Hi, all
It's a good time to update our roadmap. I open this discussion to
collect and discuss our roadmap. I have drafted some items that we have
discussed in our community meeting.
1. Format
- Define format with protobuf (discuss and vote on [1][2])
- Support multi-labels for vertex and edge
- Standardizing the format v1 specification
2. C++ Library
- Format compatibility to v1
- Make full use of feature of columnar format parquet/ORC to improve
read/write performance
- A simple out-of-core compute engine base on graphar
3. Java / Scala with Spark Library
- Format compatibility to v1
- Modularize the library: split to info/reader/writer...

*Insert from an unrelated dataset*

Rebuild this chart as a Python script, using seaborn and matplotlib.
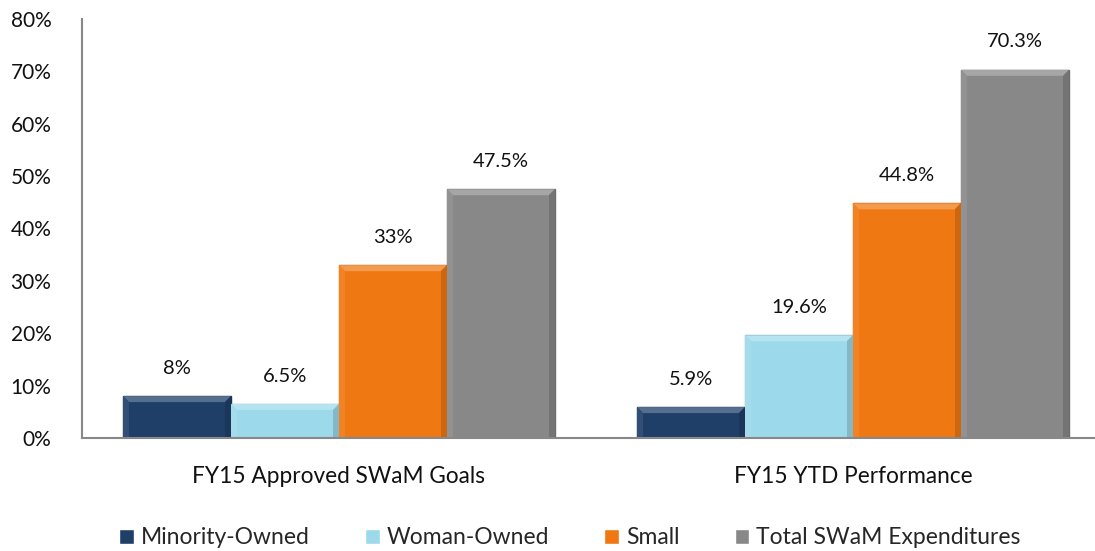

- Integrate with ldbc_snb_datagen_spark[3]
4 Python with PySpark
- A new PySpark API that work with both Spark Classic and Spark Connect
4. Other
- ETL CLI for graphar data [4]
- More language binding
- Construct a DataHub with GraphAr format
I am looking forward to hearing your thoughts about the roadmap of GraphAr.
[1] https://lists.apache.org/thread/o5bqbhxvcbm6xqj1j1m2h7bhdnsvgsoy
[2] https://lists.apache.org/thread/swg5qb35qxywt6w0k7oxt2srsvqnqgnh
[3] https://github.com/apache/incubator-graphar/issues/463
[4] https://github.com/ldbc/ldbc_snb_datagen_spark